The Institute for Protein Design at the University of Washington School of Medicine in Seattle has been awarded $45 million from the Audacious Project. It is the largest award the institute has ever received.
The Audacious Project pools the support of major philanthropies to fund bold initiatives to address major global problems.
The Bill & Melinda Gates Foundation, MacArthur Foundation and Craig & Susan McCaw Foundation are just some of the Audacious Project’s supporters.
The project grew out of the TED Prize, which was organized by TED, the non-profit that produces the popular TED Talks video series.
The UW institute will use the funds to establish a core team of software engineers to work with scientists to advance protein design software, add three new tenure-track professors and five acting instructors to the institute’s team, support 45 additional postdoctoral fellows, graduate students and staff scientists from around the world.
The Audacious investment will also fund the equipment, supplies, and laboratory space needed to design, build, and characterize millions of synthetic proteins,
David Baker, the institute’s director as well as a UW School of Medicine professor of biochemistry and Howard Hughes Medical Institute investigator, said the goal of the initiative is to create a “Bell Labs of protein design,” referring to the Bell Telephone Laboratories.
Bell Lab scientists and engineers are credited with inventing such technologies as the transistor, the laser and the charged-couple device as well as the Unix operating system and the programming languages C and C++.
“We hope to attract the best and brightest in the world to the IPD hub to work on what we believe is going to be a protein-design revolution,” Baker said.
IPD researchers use computer software to design entirely novel proteins from scratch. These custom-designed proteins cannot only perform many of the functions of naturally occurring proteins but can perform entirely novel functions that naturally occurring proteins cannot.
“For many years, when protein researchers wanted to solve a problem, they looked to nature for a protein that did something close to what they wanted and then they would try to make small changes to it,” Baker said. “It’s similar how our stone-age ancestors developed their technology: if you wanted to dig a hole you went looking for a bone that was roughly the right shape and you sharpened it a bit.”
“What we do at the institute is first determine what a protein needed to do a certain task would look like, say to serve as an enzyme, and then, using the Rosetta computer software developed at IPD, identify the amino acid sequence that will give us a protein that can do that task,” he said.
The approach allows researchers to move beyond the limitations of proteins that were created by evolution over millions of years of trial and error, Baker said.
In recent years, IPD researchers have developed such promising therapeutics as a miniprotein that can neutralize the flu virus, an enzyme that degrades gluten in the stomach and which is now in clinical trials as a potential treatment for celiac disease, and a first-of-its-kind nanoparticle vaccine candidate for respiratory syncytial virus (RSV), which is second only to malaria as a cause of infant mortality worldwide.

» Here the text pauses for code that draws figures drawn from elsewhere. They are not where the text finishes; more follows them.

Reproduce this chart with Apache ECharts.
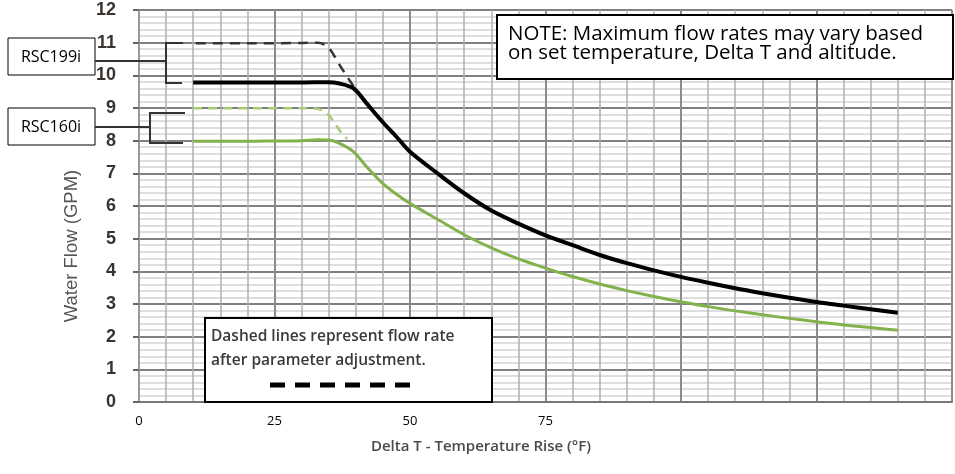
<!DOCTYPE html>
<html>
<head>
<meta charset="utf-8">
<script src="https://cdn.jsdelivr.net/npm/echarts@6/dist/echarts.min.js"></script>
<style>
html,body{margin:0;padding:0;background:#fff;}
#chart{width:955px;height:474px;}
</style>
</head>
<body>
<div id="chart"></div>
<script>
// ---- data ----
const xTickLabels = ['0', '25', '50', '75'];
const yTickLabels = ['0','1','2','3','4','5','6','7','8','9','10','11','12'];

const rsc199Solid = [
  [10,9.78],[15,9.78],[20,9.78],[25,9.78],[30,9.78],[34.9,9.79],[37,9.75],[39.6,9.6],
  [42,9.14],[44.9,8.58],[47.5,8.12],[50,7.66],[55,7.01],[60,6.39],[65,5.86],[70,5.46],
  [75,5.1],[80,4.8],[85,4.5],[90,4.25],[95,4.03],[100,3.83],[105,3.65],[110,3.48],
  [115,3.33],[120,3.19],[125,3.06],[130,2.95],[135,2.84],[140,2.73]
];
const rsc199Dashed = [
  [10.5,10.98],[20,10.98],[30,10.99],[33,11.0],[34.1,10.95],[35.3,10.78],[37,10.32],[38.8,9.86],[39.6,9.66]
];
const rsc160Solid = [
  [10,7.98],[15,7.98],[20,7.98],[25,7.99],[30,8.0],[33,8.03],[35,8.02],[37,7.92],[39.6,7.66],
  [42,7.2],[44.9,6.7],[47.5,6.36],[50,6.08],[55,5.6],[60,5.12],[65,4.72],[70,4.38],[75,4.1],
  [80,3.84],[85,3.61],[90,3.41],[95,3.23],[100,3.07],[105,2.92],[110,2.79],[115,2.67],
  [120,2.56],[125,2.46],[130,2.36],[135,2.28],[140,2.2]
];
const rsc160Dashed = [
  [10,8.99],[20,8.99],[30.3,8.99],[32.9,8.98],[35,8.78],[37,8.32],[38.4,8.05]
];

const noteText = 'NOTE: Maximum flow rates may vary based\non set temperature, Delta T and altitude.';
const legendText = 'Dashed lines represent flow rate\nafter parameter adjustment.';
const yAxisTitle = 'Water Flow (GPM)';
const xAxisTitle = 'Delta T - Temperature Rise (°F)';

const chart = echarts.init(document.getElementById('chart'), null, {renderer: 'canvas'});

const labelFont = '"Open Sans", "Liberation Sans", sans-serif';

const option = {
  animation: false,
  backgroundColor: '#fff',
  grid: {left: 139, top: 10, bottom: 72, right: -9, containLabel: false},
  xAxis: {
    type: 'value', min: 0, max: 150, interval: 25,
    axisLine: {show: true, lineStyle: {color: '#777', width: 2}},
    axisTick: {show: false},
    axisLabel: {
      margin: 13, color: '#000', fontSize: 13, fontFamily: labelFont,
      formatter: v => (xTickLabels.indexOf(String(v)) >= 0 ? String(v) : '')
    },
    splitLine: {show: true, lineStyle: {color: '#8c8c8c', width: 2}},
    minorTick: {show: false, splitNumber: 5},
    minorSplitLine: {show: true, lineStyle: {color: '#b0b0b0', width: 1.5}}
  },
  yAxis: {
    type: 'value', min: 0, max: 12, interval: 1,
    axisLine: {show: true, lineStyle: {color: '#999', width: 2}},
    axisTick: {show: true, inside: false, length: 6, lineStyle: {color: '#666', width: 2}},
    axisLabel: {
      margin: 23, color: '#3a3430', fontSize: 18, fontWeight: 'bold',
      fontFamily: '"Liberation Sans Narrow", "Liberation Sans", Arial, sans-serif',
      formatter: v => yTickLabels[v] || ''
    },
    splitLine: {show: true, lineStyle: {color: '#808080', width: 2}},
    minorTick: {show: false, splitNumber: 5},
    minorSplitLine: {show: true, lineStyle: {color: '#d3d3d3', width: 1.5}}
  },
  series: [
    {type: 'line', data: rsc160Dashed, symbol: 'none', smooth: 0.3,
     lineStyle: {color: '#a6cc74', width: 2.5, type: [9, 6]}, z: 3},
    {type: 'line', data: rsc199Dashed, symbol: 'none', smooth: 0.3,
     lineStyle: {color: '#333', width: 2.5, type: [10, 7]}, z: 3},
    {type: 'line', data: rsc160Solid, symbol: 'none', smooth: 0.3,
     lineStyle: {color: '#83b14c', width: 3}, z: 4},
    {type: 'line', data: rsc199Solid, symbol: 'none', smooth: 0.3,
     lineStyle: {color: '#000', width: 4}, z: 5}
  ],
  graphic: [
    // Note box
    {type: 'rect', shape: {x: 497, y: 15, width: 456, height: 64},
     style: {fill: '#fff', stroke: '#000', lineWidth: 2}, z: 100},
    {type: 'text', x: 508, y: 24, z: 101,
     style: {text: noteText, fill: '#000', font: '20.5px ' + labelFont, lineHeight: 19.5}},
    // Dashed-line legend box
    {type: 'rect', shape: {x: 205, y: 318, width: 287, height: 84},
     style: {fill: '#fff', stroke: '#000', lineWidth: 2}, z: 100},
    {type: 'text', x: 211, y: 325, z: 101,
     style: {text: legendText, fill: '#3a3a3a', font: '600 15.5px ' + labelFont, lineHeight: 24}},
    {type: 'line', shape: {x1: 270, y1: 385, x2: 412, y2: 385}, z: 101,
     style: {stroke: '#000', lineWidth: 5, lineDash: [15, 10]}},
    // RSC199i label & bracket
    {type: 'rect', shape: {x: 8, y: 38, width: 87, height: 37},
     style: {fill: '#fff', stroke: '#000', lineWidth: 1}, z: 100},
    {type: 'text', x: 51, y: 57, z: 101,
     style: {text: 'RSC199i', fill: '#000', font: '16px ' + labelFont, align: 'center', verticalAlign: 'middle'}},
    {type: 'line', shape: {x1: 95, y1: 61, x2: 166, y2: 61}, z: 100, style: {stroke: '#333', lineWidth: 2}},
    {type: 'polyline', shape: {points: [[183, 43], [166, 43], [166, 83], [182, 83]]}, z: 100,
     style: {stroke: '#333', lineWidth: 2, fill: null}},
    // RSC160i label & bracket
    {type: 'rect', shape: {x: 8, y: 108, width: 87, height: 37},
     style: {fill: '#fff', stroke: '#000', lineWidth: 1}, z: 100},
    {type: 'text', x: 51, y: 127, z: 101,
     style: {text: 'RSC160i', fill: '#000', font: '16px ' + labelFont, align: 'center', verticalAlign: 'middle'}},
    {type: 'line', shape: {x1: 95, y1: 127, x2: 150, y2: 127}, z: 100, style: {stroke: '#333', lineWidth: 2}},
    {type: 'polyline', shape: {points: [[185, 113], [150, 113], [150, 143], [183, 143]]}, z: 100,
     style: {stroke: '#333', lineWidth: 2, fill: null}},
    // Axis titles
    {type: 'text', x: 72, y: 246, rotation: Math.PI / 2, z: 101,
     style: {text: yAxisTitle, fill: '#555', font: '18.5px "Liberation Sans", Arial, sans-serif', align: 'center', verticalAlign: 'middle'}},
    {type: 'text', x: 481, y: 447, z: 101,
     style: {text: xAxisTitle, fill: '#4a4a4a', font: '600 15px ' + labelFont, align: 'center', verticalAlign: 'middle'}}
  ]
};
chart.setOption(option);
</script>
</body>
</html>
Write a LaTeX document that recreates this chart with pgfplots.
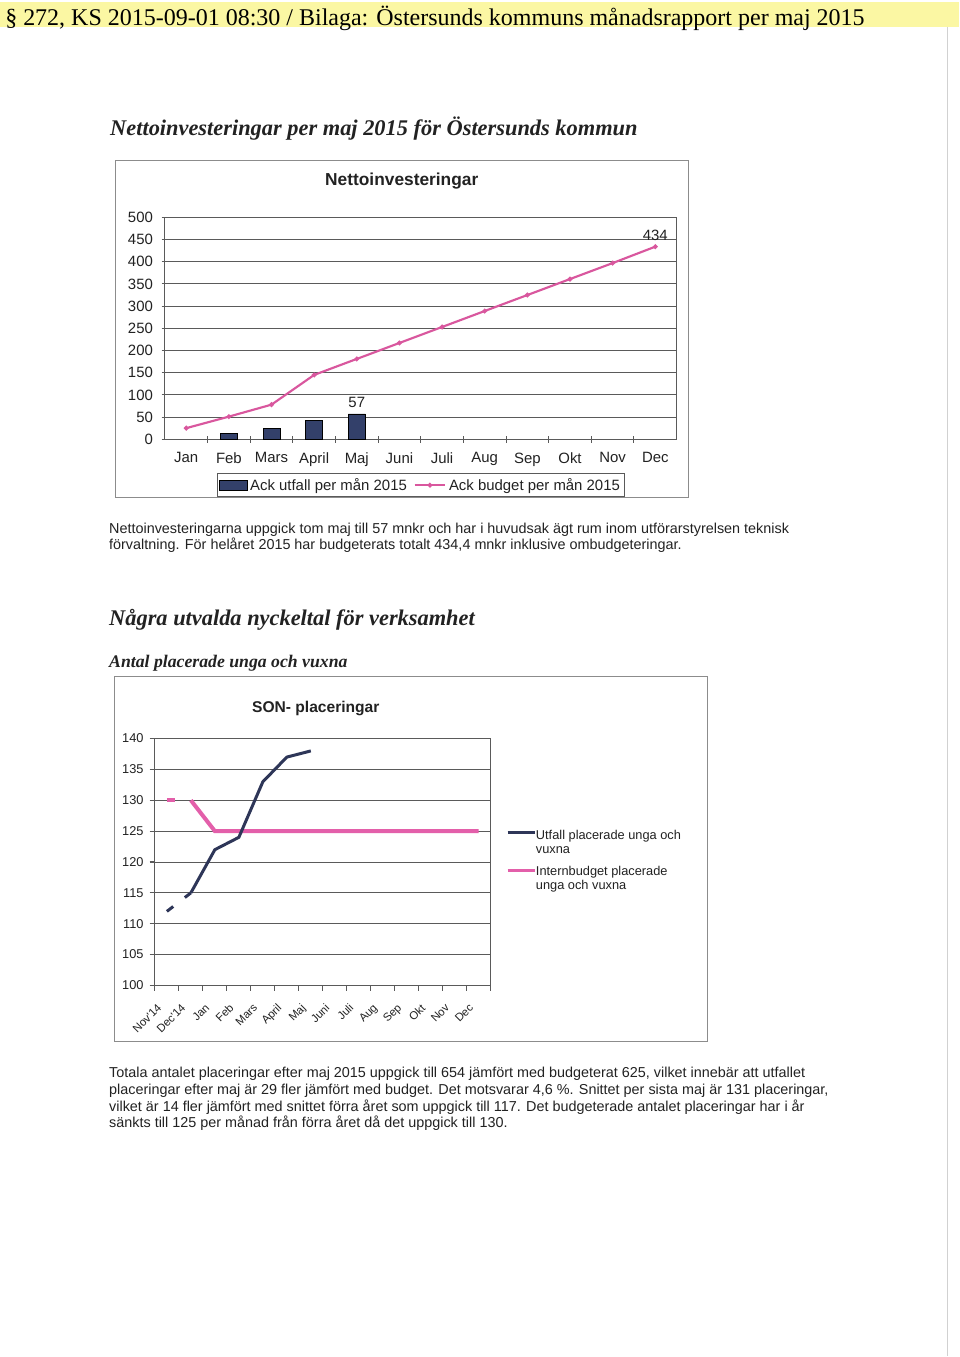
\documentclass[border=0pt]{standalone}
\usepackage{pgfplots}
\pgfplotsset{compat=1.18}
\usepackage{fontspec}
\setmainfont{Liberation Serif}
\newfontfamily\arial{Liberation Sans}
\definecolor{band}{HTML}{FBF7A3}
\definecolor{framec}{HTML}{8C8C8C}
\definecolor{gridc}{HTML}{5A5A5A}
\definecolor{navy}{HTML}{33406A}
\definecolor{pinkA}{HTML}{D9579E}
\definecolor{pinkB}{HTML}{E35FAA}
\definecolor{darkline}{HTML}{2E3658}
\definecolor{txt}{HTML}{222222}
\newcommand\body{\arial\fontsize{10.8}{13}\selectfont}
\pgfplotsset{
  barlegend/.style={legend image code/.code={\draw[##1] (0pt,-3.5pt) rectangle (21pt,4pt);}},
  linelegend/.style={legend image code/.code={\draw[mark repeat=2,mark phase=2,##1] plot coordinates {(0pt,0pt) (11.5pt,0pt) (23pt,0pt)};}},
}
\begin{document}
\begin{tikzpicture}[x=0.75pt,y=-0.75pt]
\fill[white] (0,0) rectangle (960,1357);
\fill[band] (0,2) rectangle (960,27);
\draw[black!18, line width=1.2pt] (948,27) -- (948,1357);
\node[anchor=base west, inner sep=0, font=\fontsize{18}{20}\selectfont] at (5,26) {§ 272, KS 2015-09-01 08:30 / Bilaga: Östersunds kommuns månadsrapport per maj 2015};
\node[anchor=base west, inner sep=0, font=\fontsize{16.8}{18}\selectfont\bfseries\itshape, text=txt] at (110,136) {Nettoinvesteringar per maj 2015 för Östersunds kommun};
% chart 1 frame
\draw[framec, line width=0.8pt] (116,161) rectangle (689,498);
\node[font=\arial\bfseries\fontsize{13}{15}\selectfont, text=txt, anchor=base] at (402,186) {Nettoinvesteringar};
\begin{axis}[
  at={(123.75pt,-329.625pt)}, anchor=south west,
  scale only axis, width=384pt, height=166.5pt,
  xmin=0.5, xmax=12.5, ymin=0, ymax=500,
  xtick={1,...,12},
  xticklabels={Jan,Feb,Mars,April,Maj,Juni,Juli,Aug,Sep,Okt,Nov,Dec},
  major x tick style={draw=none},
  minor xtick={1.5,2.5,...,11.5},
  minor tick length=5pt,
  major tick length=5pt,
  tick align=center,
  ytick={0,50,...,500},
  ymajorgrids, grid style={gridc, line width=0.7pt},
  axis line style={gridc, line width=0.8pt},
  tick style={gridc, line width=0.8pt},
  xtick pos=bottom, ytick pos=left,
  /pgf/number format/assume math mode=true,
  ticklabel style={font=\arial\fontsize{11.2}{13}\selectfont, text=txt},
  xticklabel style={yshift=-4pt},
  yticklabel style={xshift=-3pt},
  legend columns=2,
  legend style={at={(0.5,-0.207)}, anchor=center, draw=gridc, line width=0.6pt,
    font=\arial\fontsize{11.2}{13}\selectfont, text=txt, inner sep=1.5pt,
    /tikz/every even column/.append style={column sep=3pt}},
  legend cell align=left,
]
\addplot[ybar, bar width=12.75pt, fill=navy, draw=black, line width=0.4pt, barlegend]
  coordinates {(2,14) (3,25) (4,42) (5,57)};
\addlegendentry{Ack utfall per mån 2015}
\addplot[color=pinkA, line width=1.6pt, mark=*, mark size=0.9pt,
  mark options={fill=darkline, draw=none}, linelegend]
  coordinates {(1,25) (2,51) (3,78) (4,145) (5,181) (6,217) (7,253) (8,289) (9,325) (10,361) (11,397) (12,434)};
\addlegendentry{Ack budget per mån 2015}
\node[anchor=south, font=\arial\fontsize{11.2}{13}\selectfont, text=txt, yshift=1pt] at (axis cs:5,57) {57};
\node[anchor=south, font=\arial\fontsize{11.2}{13}\selectfont, text=txt, yshift=1pt] at (axis cs:12,434) {434};
\end{axis}
% paragraph 1
\node[anchor=base west, inner sep=0, font=\body, text=txt] at (109,534) {Nettoinvesteringarna uppgick tom maj till 57 mnkr och har i huvudsak ägt rum inom utförarstyrelsen teknisk};
\node[anchor=base west, inner sep=0, font=\body, text=txt] at (109,550) {förvaltning. För helåret 2015 har budgeterats totalt 434,4 mnkr inklusive ombudgeteringar.};
\node[anchor=base west, inner sep=0, font=\fontsize{16.8}{18}\selectfont\bfseries\itshape, text=txt] at (109,626) {Några utvalda nyckeltal för verksamhet};
\node[anchor=base west, inner sep=0, font=\fontsize{13.3}{15}\selectfont\bfseries\itshape, text=txt] at (109,668) {Antal placerade unga och vuxna};
% chart 2 frame
\draw[framec, line width=0.8pt] (115,677) rectangle (708,1042);
\node[font=\arial\bfseries\fontsize{11.7}{13}\selectfont, text=txt, anchor=base] at (316,713) {SON- placeringar};
\begin{axis}[
  at={(116.25pt,-739.5pt)}, anchor=south west,
  scale only axis, width=252pt, height=185.25pt,
  xmin=0.5, xmax=14.5, ymin=100, ymax=140,
  xtick={1,...,14},
  xticklabels={Nov'14,Dec'14,Jan,Feb,Mars,April,Maj,Juni,Juli,Aug,Sep,Okt,Nov,Dec},
  major x tick style={draw=none},
  minor xtick={0.5,1.5,...,14.5},
  minor tick length=4pt, major tick length=4pt,
  tick align=outside,
  ytick={100,105,...,140},
  ymajorgrids, grid style={gridc, line width=0.7pt},
  axis line style={gridc, line width=0.8pt},
  tick style={gridc, line width=0.8pt},
  xtick pos=bottom, ytick pos=left,
  /pgf/number format/assume math mode=true,
  ticklabel style={font=\arial\fontsize{9.6}{11}\selectfont, text=txt},
  xticklabel style={rotate=45, anchor=north east, font=\arial\fontsize{8.5}{10}\selectfont, yshift=2.5pt, xshift=-8.5pt},
  yticklabel style={xshift=-1pt},
]
\addplot[color=pinkB, line width=3pt, dash pattern=on 6pt off 30pt] coordinates {(1,130) (2,130)};
\addplot[color=pinkB, line width=3pt] coordinates {(2,130) (3,125) (4,125) (5,125) (6,125) (7,125) (8,125) (9,125) (10,125) (11,125) (12,125) (13,125) (14,125)};
\addplot[color=darkline, line width=2.25pt, dash pattern=on 6pt off 11pt on 10pt] coordinates {(1,112) (2,115)};
\addplot[color=darkline, line width=2.25pt] coordinates {(2,115) (3,122) (4,124) (5,133) (6,137) (7,138)};
\end{axis}
% legend chart 2
\draw[darkline, line width=2.25pt] (508,833) -- (535,833);
\draw[pinkB, line width=3pt] (508,871) -- (535,871);
\node[anchor=base west, inner sep=0, font=\arial\fontsize{9.6}{11}\selectfont, text=txt] at (536,840) {Utfall placerade unga och};
\node[anchor=base west, inner sep=0, font=\arial\fontsize{9.6}{11}\selectfont, text=txt] at (536,854) {vuxna};
\node[anchor=base west, inner sep=0, font=\arial\fontsize{9.6}{11}\selectfont, text=txt] at (536,876) {Internbudget placerade};
\node[anchor=base west, inner sep=0, font=\arial\fontsize{9.6}{11}\selectfont, text=txt] at (536,890) {unga och vuxna};
% paragraph 2
\node[anchor=base west, inner sep=0, font=\body, text=txt] at (109,1078) {Totala antalet placeringar efter maj 2015 uppgick till 654 jämfört med budgeterat 625, vilket innebär att utfallet};
\node[anchor=base west, inner sep=0, font=\body, text=txt] at (109,1095) {placeringar efter maj är 29 fler jämfört med budget. Det motsvarar 4,6 \%. Snittet per sista maj är 131 placeringar,};
\node[anchor=base west, inner sep=0, font=\body, text=txt] at (109,1112) {vilket är 14 fler jämfört med snittet förra året som uppgick till 117. Det budgeterade antalet placeringar har i år};
\node[anchor=base west, inner sep=0, font=\body, text=txt] at (109,1128) {sänkts till 125 per månad från förra året då det uppgick till 130.};
\end{tikzpicture}
\end{document}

IPD will use the Audacious Project funds will be used to address five main challenges
- The development of a “universal” flu vaccine to protect against all strains of influenza.
- The development of drugs for chronic pain and neurogenerative disease, including the development proteins incorporating amino acids found in naturally occurring proteins, which will give the proteins novel properties and capabilities.
- The development of precision protein “delivery vehicles” that will transport genetic therapies only to cells needing treatment.
- The development of new developing “smart” proteins capable of determing whether a cell is healthy or diseased so that only targeted cells are treated.
- Enlisting nanoscale patterning to create to create nanomaterials of unusual strength and flexibility and capable of performing such functions as the capturing and storing solar energy.